Gülnaz İlkdoğan: Şu an LGS’ye hazırlanan öğrencilere ne gibi tavsiyelerde bulunursun?

Benim en büyük tavsiyem kesinlikle konu eksiği bırakmamanız. Konu eksiğiniz kalmazsa hızlanırsınız ve bol bol soru çözmeye odaklanırsınız. Kendinize evde deneme yapmanızı ve eksiklerinizi belirlemenizi de tavsiye ederim.

Gülnaz İlkdoğan: LGS’ye hazırlanan çoğu öğrencinin en zorlandığı ders matematik. Senin sınavda kaç doğrun vardı ve bize matematikle ilgili ne gibi tavsiyelerde bulunursun?

Matematikte benim toplam iki yanlışım vardı o da işlem hatasından kaynaklandı. Öncelikle MEB kazanım testlerinin faydasını gördüm çünkü benzer sorular geliyor. Bu sınavda hız çok önemli ve bol bol yeni nesil soru çözerek kendinizi geliştirmenizi tavsiye ederim.

İnci Kobal: Denemelerde ilk başlarda durumun nasıldı ve iyi bir seviyeye gelmen ne kadar zamanını aldı?

İlk denemelerim tabii ki çok yüksek değildi. Zaman ilerledikçe netlerim yükseldi. Hiçbir denemede tam yaptığım olmadı. En iyi denememde bir yanlış bir boşum vardı. Deneme çözdükçe gelişiyorsunuz.

Gülnaz İlkdoğan: LGS’den kaç puan almıştın?

479 puan.

İnci Kobal: Bu güzel röportaj için çok teşekkür ediyoruz. Son olarak eklemek istediğin bir şey var mı?
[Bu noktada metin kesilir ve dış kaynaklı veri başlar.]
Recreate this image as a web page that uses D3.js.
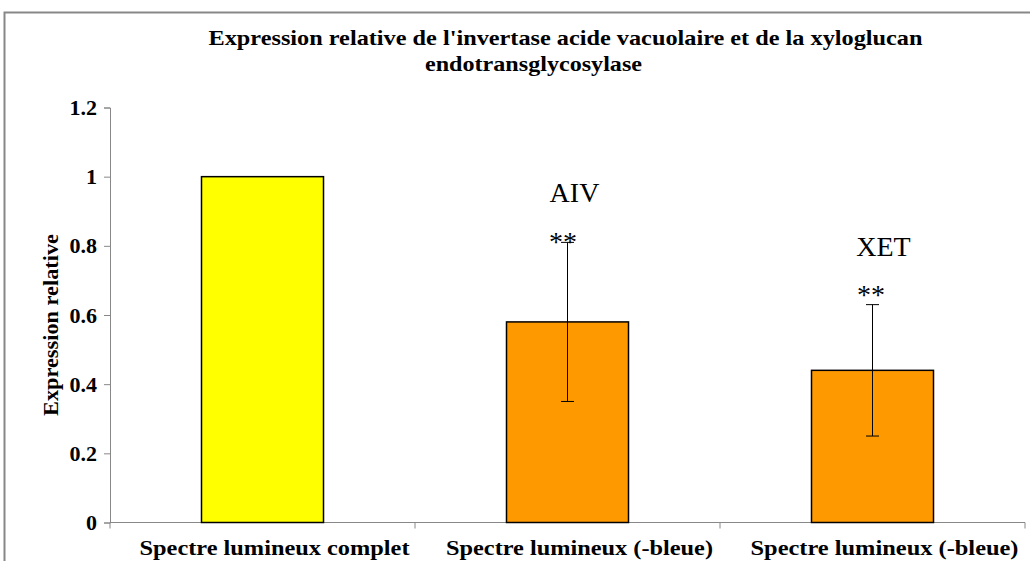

Hiçbir zaman motivasyonunuzu düşürmeyin. Sadece kendiniz bu süreci yaşamıyorsunuz sizin gibi herkes bu süreci yaşıyor. Kendinize güvenip planlı programlı olarak çalışırsanız başarılı olursunuz. Umarım hepiniz istediğiniz liselere yerleşirsiniz.